Three women in their fifties from Minnesota were arrested at Chicago's O'Hare airport after US Customs and Border Protection agents found $3 million worth of heroin and opium concealed in bags of tea leaves inside their luggage.
The women — Pa Yang, 57, Mai Vue Vang, 58, and True Thao, 52 — were among many other travelers selected for international screening after they stepped off their flight from Japan on Tuesday, according to the Chicago Tribune. Border protection agents reportedly found numerous small packages of heroin and opium, which weighed a collective total of 31.5 kilograms.

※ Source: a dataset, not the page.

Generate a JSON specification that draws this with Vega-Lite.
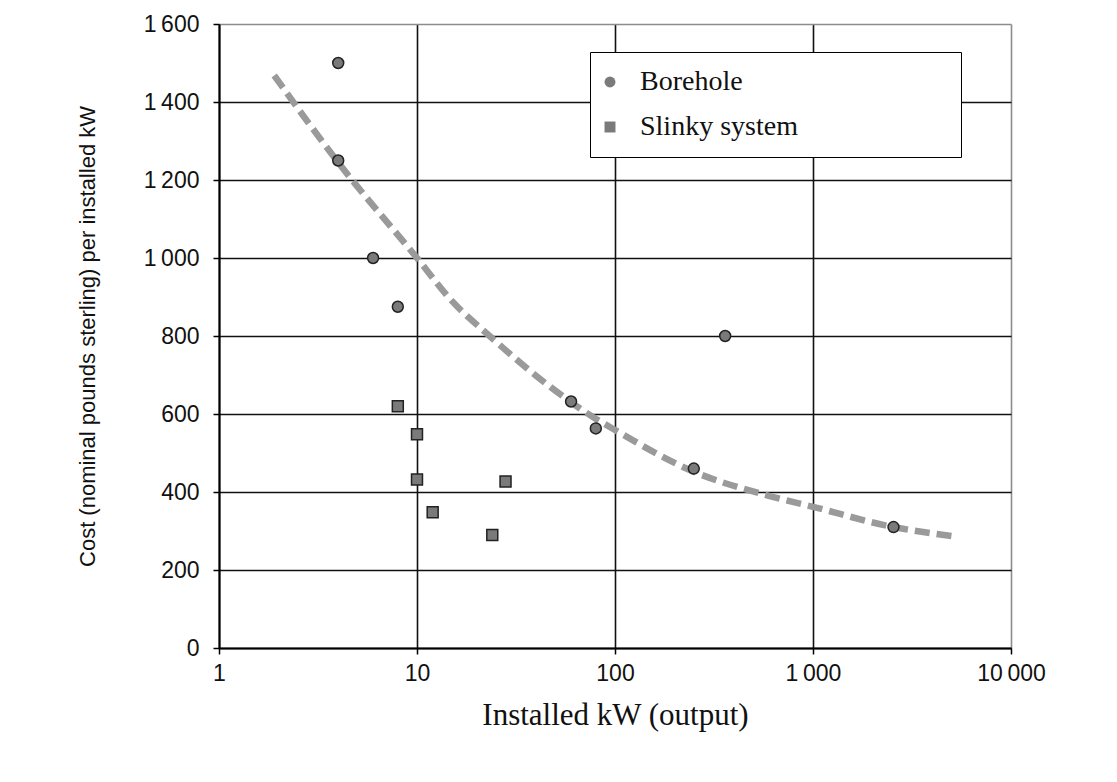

All three were arrested and taken into custody at 4:20pm. It is not yet clear if the women's point of origin was Japan, or if they connected there from another airport. All three were taken into custody at the airport, and are scheduled to appear in court on Wednesday.
Last month, Khoua Vang, 49, from Minnesota was arrested at Chicago O'Hare after after agents found what they said was 17 kilograms of opium and more than 3,500 methamphetamine pills in her luggage. Vang had flown back to the United States from Laos via South Korea. She was charged with trafficking, possession, and delivery of methamphetamine and controlled substance trafficking, among other charges.
In March, agents in Minneapolis International Airport arrested a woman who had 33.5 pounds of opium powder concealed in a container labeled as green tea. Ma Lee Vue, 35, had flown in from Laos via Tokyo.
Earlier this year, Minnesota officials said that law enforcement teams had taken 82,000 doses of heroin off the streets in 2015 — a 125 percent jump from the previous year.
The border area between Myanmar, Laos, and Thailand is known as the Golden Triangle for its poppy cultivation and heroin production. Jeremy Douglas, the United Nations Office on Drugs and Crime (UNODC) representative for Southeast Asia, told VICE News last month that weak borders within the Golden Triangle make it ideal for smugglers to move contraband between countries.
"Between Laos and Thailand, you can pretty much get most things across," Douglas said. "It's not exactly rocket science. The same with Thailand and Myanmar — the flows aren't really held back by the control of mechanisms you'd have at most borders because they lack the protective capacity."
Opium poppy cultivation in the Golden Triangle tripled between 2006 and 2014, and has remained mostly stable at those high levels. While overall production is down in Myanmar, farmers in the region (particularly in rural areas and Laos) rely heavily on poppy cultivation.
"The region's demand for heroin remains at unacceptably high levels and transnational organized crime groups are making huge profits," a 2015 UNODC report said.